GIVEN INFORMATION >>
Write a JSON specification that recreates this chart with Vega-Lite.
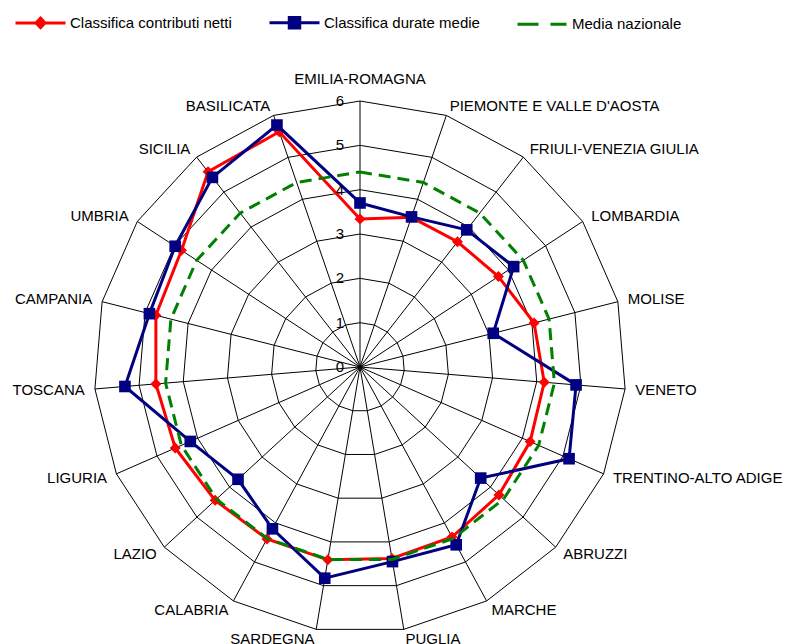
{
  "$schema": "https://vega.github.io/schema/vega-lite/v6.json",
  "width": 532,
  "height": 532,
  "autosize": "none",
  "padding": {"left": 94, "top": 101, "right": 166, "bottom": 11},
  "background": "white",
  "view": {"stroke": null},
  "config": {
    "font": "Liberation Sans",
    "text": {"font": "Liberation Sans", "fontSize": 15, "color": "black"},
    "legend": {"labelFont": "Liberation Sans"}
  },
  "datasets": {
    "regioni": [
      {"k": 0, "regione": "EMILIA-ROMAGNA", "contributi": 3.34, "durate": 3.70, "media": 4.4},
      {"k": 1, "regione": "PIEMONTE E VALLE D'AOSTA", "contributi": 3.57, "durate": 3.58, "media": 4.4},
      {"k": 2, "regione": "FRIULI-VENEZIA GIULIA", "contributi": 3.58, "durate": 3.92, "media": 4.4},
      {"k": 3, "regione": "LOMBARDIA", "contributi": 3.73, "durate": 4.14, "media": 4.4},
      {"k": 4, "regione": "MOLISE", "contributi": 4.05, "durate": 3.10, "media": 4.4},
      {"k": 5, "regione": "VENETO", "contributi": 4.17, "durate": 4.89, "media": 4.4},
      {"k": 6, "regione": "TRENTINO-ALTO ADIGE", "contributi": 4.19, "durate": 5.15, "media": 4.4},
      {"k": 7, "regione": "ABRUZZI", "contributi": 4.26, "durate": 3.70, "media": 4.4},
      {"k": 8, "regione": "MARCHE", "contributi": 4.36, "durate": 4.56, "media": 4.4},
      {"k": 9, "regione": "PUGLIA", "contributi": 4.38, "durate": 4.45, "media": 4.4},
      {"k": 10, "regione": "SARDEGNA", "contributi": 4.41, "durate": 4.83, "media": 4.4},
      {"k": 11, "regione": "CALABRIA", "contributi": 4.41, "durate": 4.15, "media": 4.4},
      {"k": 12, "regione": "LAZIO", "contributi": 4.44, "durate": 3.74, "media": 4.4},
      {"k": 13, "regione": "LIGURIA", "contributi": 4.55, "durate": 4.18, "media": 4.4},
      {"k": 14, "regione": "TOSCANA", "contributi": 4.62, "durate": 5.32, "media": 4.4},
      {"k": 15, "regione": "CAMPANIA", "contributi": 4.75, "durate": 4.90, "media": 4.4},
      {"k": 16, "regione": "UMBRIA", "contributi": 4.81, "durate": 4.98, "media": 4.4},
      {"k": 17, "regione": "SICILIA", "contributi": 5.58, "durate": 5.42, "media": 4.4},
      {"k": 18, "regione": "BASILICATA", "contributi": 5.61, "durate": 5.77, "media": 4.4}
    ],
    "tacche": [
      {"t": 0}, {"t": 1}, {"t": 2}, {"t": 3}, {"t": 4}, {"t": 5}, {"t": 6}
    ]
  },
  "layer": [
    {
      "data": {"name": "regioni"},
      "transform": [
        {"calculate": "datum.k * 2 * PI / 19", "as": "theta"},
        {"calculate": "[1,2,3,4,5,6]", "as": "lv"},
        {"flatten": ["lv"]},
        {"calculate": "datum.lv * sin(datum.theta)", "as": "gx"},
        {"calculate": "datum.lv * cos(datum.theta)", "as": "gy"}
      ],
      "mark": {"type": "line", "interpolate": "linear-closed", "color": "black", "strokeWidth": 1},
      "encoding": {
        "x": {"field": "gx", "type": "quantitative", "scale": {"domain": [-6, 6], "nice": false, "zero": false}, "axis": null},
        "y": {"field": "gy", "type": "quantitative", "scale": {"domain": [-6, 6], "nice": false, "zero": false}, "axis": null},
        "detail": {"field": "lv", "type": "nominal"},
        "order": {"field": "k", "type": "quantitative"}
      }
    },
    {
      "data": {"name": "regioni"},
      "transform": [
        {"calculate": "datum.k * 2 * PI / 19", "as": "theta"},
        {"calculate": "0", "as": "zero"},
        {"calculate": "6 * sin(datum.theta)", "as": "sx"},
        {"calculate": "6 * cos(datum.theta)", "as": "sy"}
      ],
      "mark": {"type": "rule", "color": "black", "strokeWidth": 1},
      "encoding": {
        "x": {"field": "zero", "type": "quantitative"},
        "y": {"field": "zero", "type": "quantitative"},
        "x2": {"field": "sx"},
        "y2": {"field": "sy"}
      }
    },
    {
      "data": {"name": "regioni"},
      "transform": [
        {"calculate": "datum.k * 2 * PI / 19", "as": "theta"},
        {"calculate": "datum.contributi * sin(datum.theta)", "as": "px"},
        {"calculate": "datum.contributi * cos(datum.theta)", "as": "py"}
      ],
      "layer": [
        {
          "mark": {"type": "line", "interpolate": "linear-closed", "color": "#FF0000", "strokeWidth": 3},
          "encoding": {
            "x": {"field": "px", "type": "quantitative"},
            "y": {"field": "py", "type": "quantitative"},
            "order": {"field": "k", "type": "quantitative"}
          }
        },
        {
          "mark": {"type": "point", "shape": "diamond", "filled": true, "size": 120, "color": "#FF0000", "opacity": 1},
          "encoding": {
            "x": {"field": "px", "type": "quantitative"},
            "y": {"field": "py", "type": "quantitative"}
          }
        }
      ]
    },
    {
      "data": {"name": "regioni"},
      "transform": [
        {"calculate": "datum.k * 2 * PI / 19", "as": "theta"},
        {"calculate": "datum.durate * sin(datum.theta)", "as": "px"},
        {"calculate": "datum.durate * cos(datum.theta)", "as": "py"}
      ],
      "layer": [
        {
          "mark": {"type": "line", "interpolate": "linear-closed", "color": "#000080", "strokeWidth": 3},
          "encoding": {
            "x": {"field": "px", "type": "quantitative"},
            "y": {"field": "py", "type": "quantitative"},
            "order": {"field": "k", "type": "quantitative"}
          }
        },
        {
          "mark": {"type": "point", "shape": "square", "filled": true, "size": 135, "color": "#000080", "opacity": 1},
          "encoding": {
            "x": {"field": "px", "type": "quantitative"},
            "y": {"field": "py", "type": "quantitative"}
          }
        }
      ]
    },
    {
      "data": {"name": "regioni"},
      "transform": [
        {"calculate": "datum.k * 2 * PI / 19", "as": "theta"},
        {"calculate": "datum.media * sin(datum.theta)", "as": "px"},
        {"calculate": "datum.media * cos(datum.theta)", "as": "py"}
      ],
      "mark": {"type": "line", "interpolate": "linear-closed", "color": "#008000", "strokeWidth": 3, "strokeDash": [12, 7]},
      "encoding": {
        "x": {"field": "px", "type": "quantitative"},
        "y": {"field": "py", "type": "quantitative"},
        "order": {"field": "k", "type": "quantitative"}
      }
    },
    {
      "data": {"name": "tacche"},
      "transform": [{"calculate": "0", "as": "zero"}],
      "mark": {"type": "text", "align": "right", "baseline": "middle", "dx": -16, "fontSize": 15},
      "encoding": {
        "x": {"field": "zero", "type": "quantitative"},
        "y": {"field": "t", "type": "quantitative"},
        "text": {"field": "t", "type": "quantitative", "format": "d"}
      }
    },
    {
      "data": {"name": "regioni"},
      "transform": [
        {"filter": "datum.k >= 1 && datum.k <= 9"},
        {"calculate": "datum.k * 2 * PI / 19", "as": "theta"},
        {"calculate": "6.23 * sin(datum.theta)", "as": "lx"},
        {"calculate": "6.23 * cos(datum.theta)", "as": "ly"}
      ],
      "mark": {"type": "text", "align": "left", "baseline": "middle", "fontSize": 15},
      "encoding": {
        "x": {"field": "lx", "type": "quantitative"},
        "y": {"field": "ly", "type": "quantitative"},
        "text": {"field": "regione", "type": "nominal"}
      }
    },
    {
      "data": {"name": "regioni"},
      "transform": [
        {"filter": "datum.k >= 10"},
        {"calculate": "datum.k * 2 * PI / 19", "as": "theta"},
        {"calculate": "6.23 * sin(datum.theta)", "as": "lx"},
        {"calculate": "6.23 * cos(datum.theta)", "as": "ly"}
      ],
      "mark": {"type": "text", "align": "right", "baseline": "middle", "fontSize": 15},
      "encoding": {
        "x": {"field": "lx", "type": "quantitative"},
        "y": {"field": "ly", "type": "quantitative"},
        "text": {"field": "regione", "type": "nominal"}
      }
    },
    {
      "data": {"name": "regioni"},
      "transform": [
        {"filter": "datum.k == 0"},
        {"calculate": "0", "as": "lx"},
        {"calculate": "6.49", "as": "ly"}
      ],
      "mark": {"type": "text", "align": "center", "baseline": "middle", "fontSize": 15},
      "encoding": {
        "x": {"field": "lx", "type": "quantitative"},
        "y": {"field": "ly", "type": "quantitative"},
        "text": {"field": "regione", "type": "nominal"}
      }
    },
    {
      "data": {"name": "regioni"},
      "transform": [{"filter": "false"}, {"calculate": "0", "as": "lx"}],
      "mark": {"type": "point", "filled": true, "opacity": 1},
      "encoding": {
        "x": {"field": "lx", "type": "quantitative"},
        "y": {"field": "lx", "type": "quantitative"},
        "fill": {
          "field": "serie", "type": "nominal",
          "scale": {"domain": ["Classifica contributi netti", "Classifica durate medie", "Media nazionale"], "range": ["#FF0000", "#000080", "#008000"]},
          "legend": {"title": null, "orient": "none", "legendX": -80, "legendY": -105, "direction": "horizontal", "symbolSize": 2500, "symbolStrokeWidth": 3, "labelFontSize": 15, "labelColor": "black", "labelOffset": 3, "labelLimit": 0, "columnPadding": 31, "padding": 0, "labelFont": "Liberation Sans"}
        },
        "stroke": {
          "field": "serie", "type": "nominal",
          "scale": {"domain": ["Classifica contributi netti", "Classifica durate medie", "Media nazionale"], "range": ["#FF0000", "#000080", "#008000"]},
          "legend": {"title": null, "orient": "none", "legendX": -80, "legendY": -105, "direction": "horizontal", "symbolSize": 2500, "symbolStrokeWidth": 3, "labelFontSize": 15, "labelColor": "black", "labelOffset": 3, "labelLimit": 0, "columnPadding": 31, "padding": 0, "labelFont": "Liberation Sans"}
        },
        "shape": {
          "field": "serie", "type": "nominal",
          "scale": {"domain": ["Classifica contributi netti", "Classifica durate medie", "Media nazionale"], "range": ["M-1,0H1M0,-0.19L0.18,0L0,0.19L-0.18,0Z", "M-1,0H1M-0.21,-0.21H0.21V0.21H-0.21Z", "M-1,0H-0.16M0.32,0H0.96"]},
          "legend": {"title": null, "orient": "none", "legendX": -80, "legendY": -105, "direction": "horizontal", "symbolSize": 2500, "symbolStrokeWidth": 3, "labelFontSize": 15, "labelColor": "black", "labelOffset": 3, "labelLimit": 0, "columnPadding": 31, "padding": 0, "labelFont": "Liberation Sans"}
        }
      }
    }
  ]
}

==

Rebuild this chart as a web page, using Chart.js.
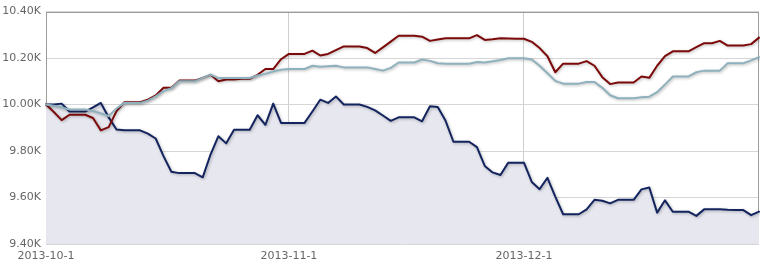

GOAL >> Review the preceding data and report every line that includes the string "this".

ANSWER >>
Write a JSON specification that recreates this chart with Vega-Lite.
Rebuild this chart as a web page, using Chart.js.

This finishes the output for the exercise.